I have written a program that uses a queue structure. It is implemented as a struct containing a void * array, and indexes pointing to the first and last element in the queue.
I use this structure to store pointers, but I also use it to store long ints.
So when I wrote the first version of the code when I needed to store a long int I would malloc a space for it and store it in the queue:
Code:
pdata=malloc(sizeof(node_id));
*pdata = v;
queue_add(qbfs,(void *)pdata);
(node_id is a typedef for long int and queue_add is the function I wrote for inserting an element in the queue).
For removing an element I would read from the pointer and then free it:
Code:
pdata = (node_id*)queue_get(qbfs);
u = *pdata;
free(pdata);
Now I wanted my code to run faster, and I thought all these mallocs and frees were not good. So I created a variant of my queue structure that contains a long int array, to be able to store my long ints directly. This made the code run _much_ slower. I tried every variation I could think of, but everything just seems to slow my code down. In the end I've done a version which uses the same queue structure but casts the long ints to pointers, replacing the above snippets of code by lines such as:
Code:
queue_add(qbfs,(void *)v);
u = (node_id)queue_get(qbfs);
(I have checked that long ints and pointers are the same size on the machine I'm using, and that this does not change the results of the program).

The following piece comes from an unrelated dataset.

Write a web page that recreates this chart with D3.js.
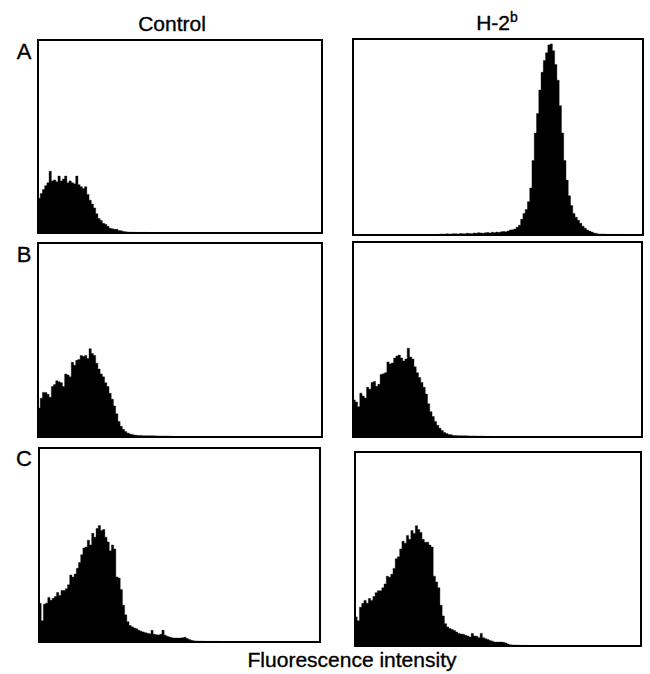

The resulting code is much slower. To compare the running times of the two:
Code:
real 0m21.208s
user 0m3.688s
sys 0m17.517s
versus
Code:
real 0m3.900s
user 0m2.740s
sys 0m1.148s
I use some random calls in my program but I used a srandom(0) at the beginning of both versions, and checked that the results are identical.
I've run diff between the two versions a thousand time to check that the differences are only in the queue management.
I've compiled the two versions of the code in the same way (no option except -W and -Wall), and am running them on the same machine. I have done the compilations and timing several times to check that I was not getting mixed up between which version is which.
I've isolated these snippets of code to launch them on their own in a program that does 2 millions inserts and two millions remove from the queue, and in this case, the cast version is faster.
I must be missing something really obvious but I am out of my depth.
Any idea how using the same code, with less malloc and free, can run slower? And why is it spending so much more time in sys state?
Thank you for reading.